First and foremost i have gotten yet another new coach.  This makes 4 coaches in 5 months.  I really hope I'm stuck with the new one now!  My old coach is taking over 'bigger' things so a bunch of us were shuffled to a different bikini coach.  I actually think this change is going to be very good for me.  I have already met the coach I was assigned to at camp, and I really liked her initial feedback on my first progress report.

I explained in my report to her that I was getting very frustrated with my lower body.  I don't feel like my glutes/ hams are getting anywhere.  She reminded me that I need to keep my movements very quick.  This week I have focused on lowering my weights a little bit and knocking out the sets a little faster.  A workout shouldn't take more than an hour and it was taking me almost an hour and a half nightly.

Next Thursday my husband and I are going to Jamaica until Monday.  Since I am still 15 weeks out from my first show I fully intend to 'live it up' while we are there.  It will give my body a break, it will give my mind a break and when i get back it will be full on prep time!  Right now, at this point, I can't wait to eat, drink, and be merry, but I am almost certain after day 1 of 'not eating to plan' I will feel like a gigantic balloon!

This is posted on my bathroom mirror to remind me to stay the course!Lately my mind has been so busy.  Analyzing a day inside my head makes me realize why I am so exhausted in the evening!  I think about my goals.  I think about my upcoming competitions - if I choose the right ones, if I'll look good enough, if I'll pose good enough, if I even have any business being there.  How I will react if I do poorly, how I will react if I do well.  What does the body of my dreams actually look like, why do I have so much trouble realizing how far I have come.  This goes on THE ENTIRE DAY!  It seems everything I do I do with my goals in mind.  From the time I hear that alarm in the morning until the time I crawl in bed at night my mind is processing my goals.

This is important to me and my personal goals because I know fitness is not an isolated journey.  I want the results. I want to be the best me possible.  That means living fit 24 hours per day / 7 days per week.  That means I must get enough rest to train intensely.  That means I must fuel my body with the proper food and portions at the proper times.  That means I must get at least a gallon of water in every day.  If I miss any of these components I know my results are going to be compromised.

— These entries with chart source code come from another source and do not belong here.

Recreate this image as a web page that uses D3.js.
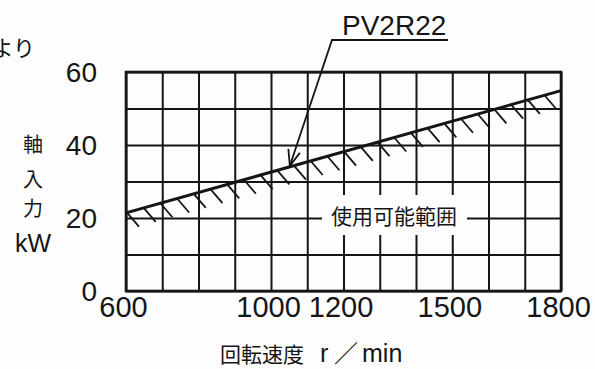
<!DOCTYPE html>
<html><head><meta charset="utf-8">
<script src="https://cdn.jsdelivr.net/npm/d3@7"></script>
<style>
html,body{margin:0;padding:0;background:#fdfdfd;}
svg{display:block;}
</style></head>
<body>
<svg id="chart" width="595" height="369"></svg>
<script>
// ---- data ----
const speedRpm = [600, 1800];            // r/min
const shaftPowerKW = [21.4, 54.9];       // kW (PV2R22 upper limit)
const xTickLabels = [600, 1000, 1200, 1500, 1800];
const yTickLabels = [0, 20, 40, 60];
const xGridStep = 100, yGridStep = 10;
const seriesName = "PV2R22";
const regionLabel = "使用可能範囲";
const xTitle = ["回転速度", "r", "／", "min"];
const yTitle = ["軸", "入", "力", "kW"];

const svg = d3.select("#chart");
const L = 126, R = 561, T = 72, B = 291;
const x = d3.scaleLinear().domain([600, 1800]).range([L, R]);
const y = d3.scaleLinear().domain([0, 60]).range([B, T]);
const ink = "#151515";

// grid
const gx = d3.axisBottom(x).tickValues(d3.range(600, 1801, xGridStep)).tickSize(-(B - T)).tickFormat("");
const gy = d3.axisLeft(y).tickValues(d3.range(0, 61, yGridStep)).tickSize(-(R - L)).tickFormat("");
const gg = svg.append("g");
gg.append("g").attr("transform", `translate(0,${B})`).call(gx)
  .call(g => g.select(".domain").remove())
  .selectAll("line").attr("stroke", ink).attr("stroke-width", 2);
gg.append("g").attr("transform", `translate(${L},0)`).call(gy)
  .call(g => g.select(".domain").remove())
  .selectAll("line").attr("stroke", ink).attr("stroke-width", 2);

// frame
svg.append("rect").attr("x", L).attr("y", T).attr("width", R - L).attr("height", B - T)
  .attr("fill", "none").attr("stroke", ink).attr("stroke-width", 2.6);

// region label with gap in grid
svg.append("rect").attr("x", 322).attr("y", 195).attr("width", 145).attr("height", 40).attr("fill", "#fdfdfd");
svg.append("text").attr("x", 394).attr("y", 224).attr("text-anchor", "middle")
  .attr("font-family", "Noto Sans CJK JP").attr("font-size", 21).attr("fill", ink).text(regionLabel);

// line
const data = speedRpm.map((s, i) => ({s, p: shaftPowerKW[i]}));
const lineGen = d3.line().x(d => x(d.s)).y(d => y(d.p));
const f = d3.scaleLinear().domain(speedRpm).range(shaftPowerKW);

// hatch
const hatch = d3.range(L + 1, R - 2, 16.7);
svg.append("g").selectAll("line").data(hatch).join("line")
  .attr("x1", px => px).attr("y1", px => y(f(x.invert(px))))
  .attr("x2", px => px + 12).attr("y2", px => y(f(x.invert(px))) + 14)
  .attr("stroke", ink).attr("stroke-width", 1.8);

svg.append("path").datum(data).attr("d", lineGen)
  .attr("fill", "none").attr("stroke", ink).attr("stroke-width", 3);

// leader with arrow
const tipS = 1052;
const tip = [x(tipS), y(f(tipS)) - 1];
svg.append("path").attr("d", `M448,40 L332,40 L${tip[0]},${tip[1]}`)
  .attr("fill", "none").attr("stroke", ink).attr("stroke-width", 1.8);
svg.append("path").attr("d", `M${tip[0]-1.5},${tip[1]-17} L${tip[0]},${tip[1]} L${tip[0]+10},${tip[1]-13}`)
  .attr("fill", "none").attr("stroke", ink).attr("stroke-width", 1.8);
svg.append("text").attr("x", 342).attr("y", 35).attr("font-family", "Liberation Sans")
  .attr("font-size", 28).attr("fill", ink).text(seriesName);

// axes labels
const ax = d3.axisBottom(x).tickValues(xTickLabels).tickSize(0).tickPadding(0).tickFormat(d3.format("d"));
svg.append("g").attr("transform", `translate(-3,${B})`).call(ax)
  .call(g => g.select(".domain").remove())
  .selectAll("text").attr("y", 26).attr("dy", 0)
  .attr("font-family", "Liberation Sans").attr("font-size", 29).attr("fill", ink);
const ay = d3.axisLeft(y).tickValues(yTickLabels).tickSize(0).tickPadding(0);
svg.append("g").attr("transform", `translate(97,0)`).call(ay)
  .call(g => g.select(".domain").remove())
  .selectAll("text").attr("dy", "0.35em")
  .attr("font-family", "Liberation Sans").attr("font-size", 28).attr("fill", ink);

// titles
svg.append("text").attr("x", 220).attr("y", 362).attr("font-family", "Noto Sans CJK JP")
  .attr("font-size", 21).attr("fill", ink).text(xTitle[0]);
svg.append("text").attr("x", 320).attr("y", 362).attr("font-family", "Liberation Sans")
  .attr("font-size", 25).attr("fill", ink).text(xTitle[1]);
svg.append("text").attr("x", 334).attr("y", 362).attr("font-family", "Noto Sans CJK JP")
  .attr("font-size", 24).attr("fill", ink).text(xTitle[2]);
svg.append("text").attr("x", 362).attr("y", 362).attr("font-family", "Liberation Sans")
  .attr("font-size", 25).attr("fill", ink).text(xTitle[3]);
const yPos = [152, 187, 216, 252];
yTitle.forEach((t, i) => {
  svg.append("text").attr("x", 33).attr("y", yPos[i]).attr("text-anchor", "middle")
    .attr("font-family", i === 3 ? "Liberation Sans" : "Noto Sans CJK JP")
    .attr("font-size", i === 3 ? 25 : 20).attr("fill", ink).text(t);
});
svg.append("text").attr("x", 35).attr("y", 56).attr("text-anchor", "end")
  .attr("font-family", "Noto Sans CJK JP").attr("font-size", 22).attr("fill", ink).text("より");
</script>
</body></html>
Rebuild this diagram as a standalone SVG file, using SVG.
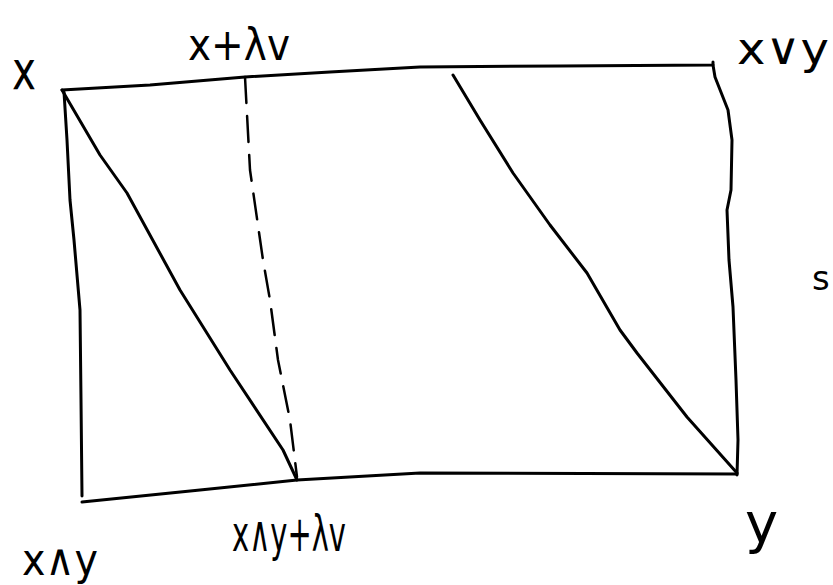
<svg xmlns="http://www.w3.org/2000/svg" width="833" height="585" viewBox="0 0 833 585">
<style>
.ln{fill:none;stroke:#000;stroke-width:3;stroke-linecap:round;stroke-linejoin:round}
.dash{stroke-width:2.5;stroke-dasharray:26 13}
.lbl{font-family:"DejaVu Sans","Liberation Sans",sans-serif;font-size:44px;fill:#000}
</style>
<rect width="833" height="585" fill="#fff"/>
<g id="connectors">
<polyline class="ln" points="62,90 150,85 245,77 330,72 420,67 560,66 713,65 713,62"/>
<polyline class="ln" points="713,65 715,77 728,110 732,140 731,190 727,210 729,260 733,307 736,380 738,440 737,475"/>
<polyline class="ln" points="64,92 67,140 70,200 74,240 80,310 81,400 82,496"/>
<polyline class="ln" points="82,502 200,490 297,480 420,473 737,474"/>
<polyline class="ln" points="62,90 100,155 127,193 180,290 230,370 283,450 297,480"/>
<polyline class="ln dash" points="245,77 250,170 263,260 270,300 278,360 290,420 297,477"/>
<polyline class="ln" points="453,75 480,120 513,173 550,225 587,273 620,330 637,353 687,417 737,473"/>
</g>
<g id="node-x"><text class="lbl" x="12" y="89" style="font-size:54px" textLength="24" lengthAdjust="spacingAndGlyphs">x</text></g>
<g id="node-x-plus"><text class="lbl" x="188" y="60" textLength="102" lengthAdjust="spacingAndGlyphs">x+λv</text></g>
<g id="node-join"><text class="lbl" x="737" y="64" textLength="92" lengthAdjust="spacingAndGlyphs">x∨y</text></g>
<g id="node-s"><text class="lbl" x="812" y="290" style="font-size:34px">s</text></g>
<g id="node-meet"><text class="lbl" x="22" y="575" textLength="76" lengthAdjust="spacingAndGlyphs">x∧y</text></g>
<g id="node-meet-plus"><text class="lbl" x="232" y="551" style="font-size:50px" textLength="114" lengthAdjust="spacingAndGlyphs">x∧y+λv</text></g>
<g id="node-y"><text class="lbl" x="745" y="542" style="font-size:56px">y</text></g>
</svg>
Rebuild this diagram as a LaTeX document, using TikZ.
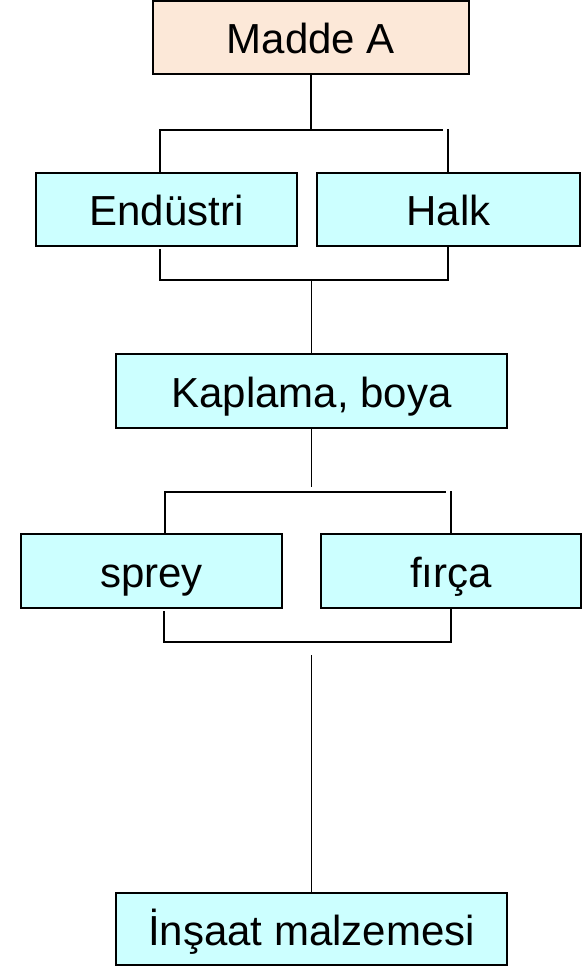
\documentclass[tikz,border=0pt]{standalone}
\usepackage{fontspec}
\setmainfont{Liberation Sans}
\definecolor{boxcyan}{HTML}{CCFFFF}
\definecolor{boxpeach}{HTML}{FCE8D8}
\begin{document}
\begin{tikzpicture}[x=1pt,y=-1pt,
  box/.style={draw=black, line width=1.6pt, fill=boxcyan, inner sep=0pt,
    text height=38pt, text depth=6pt, font=\fontsize{42}{48}\selectfont},
  conn/.style={draw=black, line width=1.5pt}]
\useasboundingbox (0,0) rectangle (582,966);
% boxes
\node[box, fill=boxpeach, minimum width=316pt, minimum height=73pt] (madde) at (311,37.5) {Madde A};
\node[box, minimum width=261pt, minimum height=73pt] (endu) at (166.5,209.5) {Endüstri};
\node[box, minimum width=263pt, minimum height=73pt] (halk) at (448.5,209.5) {Halk};
\node[box, minimum width=391pt, minimum height=74pt] (kap) at (311.5,391) {Kaplama, boya};
\node[box, minimum width=261pt, minimum height=74pt] (sprey) at (151.5,571) {sprey};
\node[box, minimum width=260pt, minimum height=74pt] (firca) at (451,571) {fırça};
\node[box, minimum width=391pt, minimum height=72pt] (ins) at (311.5,929) {İnşaat malzemesi};
% top bracket
\coordinate (a1) at (160,130);
\coordinate (a2) at (443,130);
\coordinate (a3) at (448,129);
\draw[conn] (madde.south) -- (madde.south |- a1);
\draw[conn] (a1 |- endu.north) -- (a1) -- (a2);
\draw[conn] (a3) -- (a3 |- halk.north);
% second bracket
\coordinate (b0) at (160,249);
\coordinate (b1) at (160,280);
\coordinate (b2) at (448,280);
\draw[conn] (b0) -- (b1) -- (b2) -- (b2 |- halk.south);
\draw[conn] (kap.north |- b1) -- (kap.north);
% third bracket
\coordinate (c0) at (311.5,487);
\coordinate (c1) at (165,492);
\coordinate (c2) at (446,492);
\coordinate (c3) at (451,491);
\draw[conn] (kap.south) -- (c0);
\draw[conn] (c1 |- sprey.north) -- (c1) -- (c2);
\draw[conn] (c3) -- (c3 |- firca.north);
% fourth bracket
\coordinate (d1) at (164,611);
\coordinate (d2) at (164,642);
\coordinate (d3) at (451,642);
\draw[conn] (d1) -- (d2) -- (d3) -- (d3 |- firca.south);
\coordinate (e0) at (311.5,655);
\draw[conn] (e0) -- (ins.north);
\end{tikzpicture}
\end{document}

My entire focus right now is getting on stage.  Getting my make up in order, getting my hair in order, ordering my suit, walking around in my heels, making sure my meals are prepped, making sure my alarm wakes me up at 5 am to get my cardio in, making sure my husband is around each and every night to push me intensely thought my workouts.  It's non-stop.  I'm not complaining; I love it.  I can visualize my goals each and every day.  I like how I feel.  It is a reminder that the hard work and sacrifice is worth it.  Don't get me wrong, some days I feel completely discouraged, unmotivated, and like quitting.  At those times I lean on my husband.  I try to take a mental break, or I go to social media for motivation.  I know I have made huge improvements and I know in these next 15 weeks I will continue the journey to be the best me yet as long as I stay consistent and disciplined, even when I feel like I'm at a standstill.

1 comment:

  1. I have joined a lot of bikini competition and I was not so lucky to win. When I choose to have a coach, she really me build not only my body but also me as a person.